This dissertation studies the US housing market, banks' behavior under regulations and effects of bank capital constraint on the monetary transmission mechanism. It revolves around understanding the determination of the capital regulations on banks' optimal behavior, as well as quantifying the impact of these regulations on the effectiveness of the monetary policy.

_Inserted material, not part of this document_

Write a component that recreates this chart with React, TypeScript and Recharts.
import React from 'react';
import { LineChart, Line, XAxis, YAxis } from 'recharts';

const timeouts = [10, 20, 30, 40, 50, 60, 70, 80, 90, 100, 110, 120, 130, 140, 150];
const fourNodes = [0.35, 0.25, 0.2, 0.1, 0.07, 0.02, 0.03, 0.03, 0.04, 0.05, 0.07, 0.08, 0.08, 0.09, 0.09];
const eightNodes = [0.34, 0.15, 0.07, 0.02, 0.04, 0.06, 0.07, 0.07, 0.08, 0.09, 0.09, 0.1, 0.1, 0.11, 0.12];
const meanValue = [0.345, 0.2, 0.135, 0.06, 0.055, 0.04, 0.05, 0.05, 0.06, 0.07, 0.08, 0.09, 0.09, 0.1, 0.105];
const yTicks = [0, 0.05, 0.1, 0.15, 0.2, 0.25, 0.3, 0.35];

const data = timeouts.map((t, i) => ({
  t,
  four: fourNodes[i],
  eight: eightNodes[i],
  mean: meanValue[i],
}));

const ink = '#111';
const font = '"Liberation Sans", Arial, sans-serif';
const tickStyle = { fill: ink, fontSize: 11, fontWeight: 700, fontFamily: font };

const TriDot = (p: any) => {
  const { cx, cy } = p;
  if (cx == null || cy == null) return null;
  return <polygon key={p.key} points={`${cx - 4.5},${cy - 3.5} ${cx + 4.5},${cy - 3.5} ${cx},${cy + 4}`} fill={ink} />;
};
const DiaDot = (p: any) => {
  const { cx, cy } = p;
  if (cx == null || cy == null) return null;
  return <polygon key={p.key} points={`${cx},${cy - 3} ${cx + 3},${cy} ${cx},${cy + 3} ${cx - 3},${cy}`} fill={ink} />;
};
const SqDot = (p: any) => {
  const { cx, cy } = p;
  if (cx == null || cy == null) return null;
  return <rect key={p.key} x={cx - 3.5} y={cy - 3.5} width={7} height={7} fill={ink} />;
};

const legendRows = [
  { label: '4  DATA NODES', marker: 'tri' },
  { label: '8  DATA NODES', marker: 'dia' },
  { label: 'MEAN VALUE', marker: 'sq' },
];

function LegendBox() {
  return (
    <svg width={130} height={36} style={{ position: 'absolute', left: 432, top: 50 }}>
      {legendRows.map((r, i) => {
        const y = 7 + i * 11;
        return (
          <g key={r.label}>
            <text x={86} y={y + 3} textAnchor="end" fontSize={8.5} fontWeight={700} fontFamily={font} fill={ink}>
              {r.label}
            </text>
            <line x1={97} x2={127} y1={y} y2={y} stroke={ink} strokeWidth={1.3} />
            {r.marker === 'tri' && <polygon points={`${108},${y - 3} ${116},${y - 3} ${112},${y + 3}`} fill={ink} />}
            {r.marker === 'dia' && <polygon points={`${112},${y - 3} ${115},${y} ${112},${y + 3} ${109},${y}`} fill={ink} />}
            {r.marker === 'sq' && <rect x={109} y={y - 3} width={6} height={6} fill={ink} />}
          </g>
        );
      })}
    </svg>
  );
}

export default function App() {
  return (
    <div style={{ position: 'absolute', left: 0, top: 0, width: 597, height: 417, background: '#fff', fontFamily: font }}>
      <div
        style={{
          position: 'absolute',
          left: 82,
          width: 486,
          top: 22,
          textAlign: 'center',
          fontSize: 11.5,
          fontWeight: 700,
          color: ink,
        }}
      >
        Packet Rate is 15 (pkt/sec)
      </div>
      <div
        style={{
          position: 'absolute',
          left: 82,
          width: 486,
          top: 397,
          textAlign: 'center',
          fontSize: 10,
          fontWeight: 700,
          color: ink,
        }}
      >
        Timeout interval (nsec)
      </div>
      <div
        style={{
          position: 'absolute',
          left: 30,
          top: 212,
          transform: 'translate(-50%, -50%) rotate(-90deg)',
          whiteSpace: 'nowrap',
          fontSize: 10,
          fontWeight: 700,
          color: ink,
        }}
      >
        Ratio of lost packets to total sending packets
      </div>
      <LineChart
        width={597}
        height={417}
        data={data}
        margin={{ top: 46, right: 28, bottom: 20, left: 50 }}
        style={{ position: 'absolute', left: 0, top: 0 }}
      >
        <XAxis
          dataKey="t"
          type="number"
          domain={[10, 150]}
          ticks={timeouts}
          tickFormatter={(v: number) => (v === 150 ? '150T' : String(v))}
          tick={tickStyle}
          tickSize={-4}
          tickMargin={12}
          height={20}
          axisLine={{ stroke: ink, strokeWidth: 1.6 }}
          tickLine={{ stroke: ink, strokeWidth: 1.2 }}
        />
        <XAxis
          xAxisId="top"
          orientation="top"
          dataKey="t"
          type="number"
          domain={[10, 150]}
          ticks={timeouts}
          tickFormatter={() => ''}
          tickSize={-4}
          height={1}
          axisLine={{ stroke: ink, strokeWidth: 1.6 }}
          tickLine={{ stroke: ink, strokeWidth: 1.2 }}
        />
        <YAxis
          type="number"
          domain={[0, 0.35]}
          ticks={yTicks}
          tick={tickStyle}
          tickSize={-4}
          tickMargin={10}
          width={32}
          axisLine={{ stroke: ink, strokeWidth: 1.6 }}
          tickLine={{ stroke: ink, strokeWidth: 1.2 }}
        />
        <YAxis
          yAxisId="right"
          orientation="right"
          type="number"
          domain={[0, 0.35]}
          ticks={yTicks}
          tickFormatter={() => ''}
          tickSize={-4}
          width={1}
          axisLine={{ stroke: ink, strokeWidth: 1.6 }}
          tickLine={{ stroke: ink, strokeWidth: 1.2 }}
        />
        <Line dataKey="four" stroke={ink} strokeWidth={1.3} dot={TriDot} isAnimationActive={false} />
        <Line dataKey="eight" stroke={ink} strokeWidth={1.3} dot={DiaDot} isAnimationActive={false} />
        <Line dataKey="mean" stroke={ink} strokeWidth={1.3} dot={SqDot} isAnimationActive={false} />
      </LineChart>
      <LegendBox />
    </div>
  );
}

The first chapter, “The Impact of Local School Quality on Housing Price Volatility”, studies the effects of local school quality on housing-price booms and busts under the impact of exogenous credit-supply shocks, using school-district-level data in California between 2000 and 2012. The analysis shows that school quality, as an important amenity and utility dividend, reduces the impact of the exogenous shocks and anchors local housing values. The empirical work verifies that better schools make housing prices less volatile. The findings match the analysis of previous research in financial markets, in which there is a similarly negative association between share prices volatility and dividend yields.

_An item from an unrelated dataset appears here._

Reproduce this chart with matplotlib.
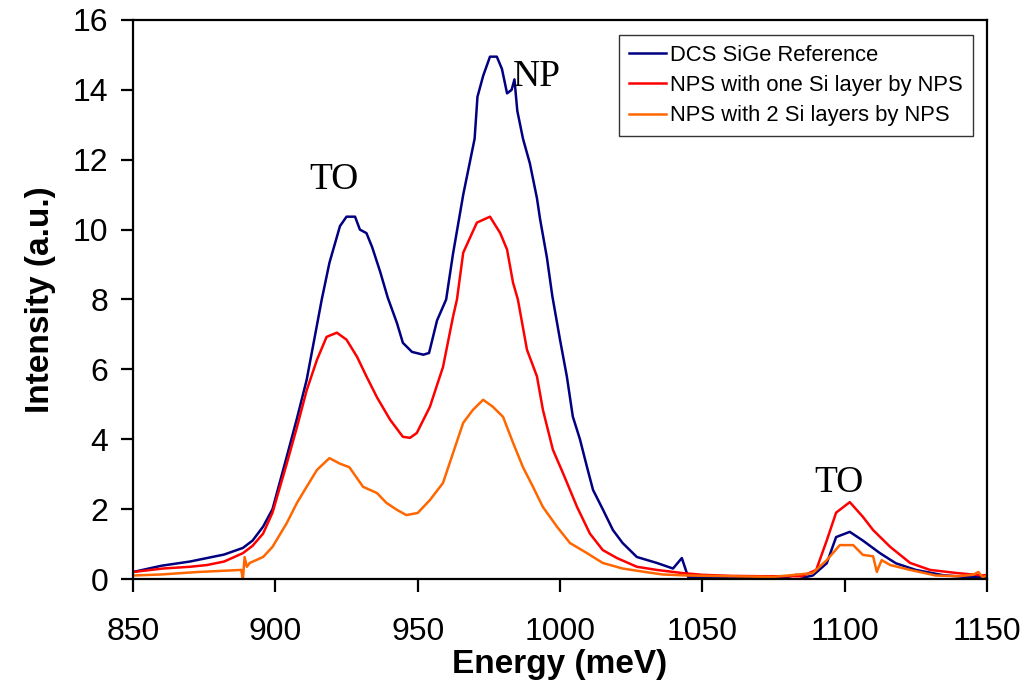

The second chapter, “How Do the Minimum Capital Requirements Affect Banking Competition and Profitability?”, examines the effect of the Minimum Capital Requirements (MCR) on banks' competition and profitability. The theoretical model shows that, in competitive market, banks trade off the costs and benefits of capital to maximize their profits. The MCR are thus likely to be an important factor on the bank's optimal choice and the target ratios increase with the MCR and decrease with banks' size. This paper also adopts the Industrial Organization (IO) approach to analyze the competitive effects of MCR on the oligopolistic market. Banks may collude to hold even higher capital ratios in the oligopolistic market since the capacity constraints caused by MCR reduce the competition. Using a sample of US banks from 2002 to 2015, the empirical works reveals that the relation between capital and profitability is nonlinear; it is depicted an inverted U shape.
The third chapter, “The Effects of Capital Constraints on the Transmission of Monetary Policy: Fama-MacBeth Test”, analyzes the effects of bank capital constraint on the monetary transmission mechanism. The model demonstrates that the monetary transmission is stronger (loan supplies are more sensitive to changes in the monetary policy) if banks are well capitalized. The empirical Fama-MacBeth 2-step test reaffirms that (1) changes in monetary policy matter more for the lending of those banks with higher capital ratios; (2) The capital constraints are intensified during the period of tight money. Both effects are largely attributable to the smaller banks.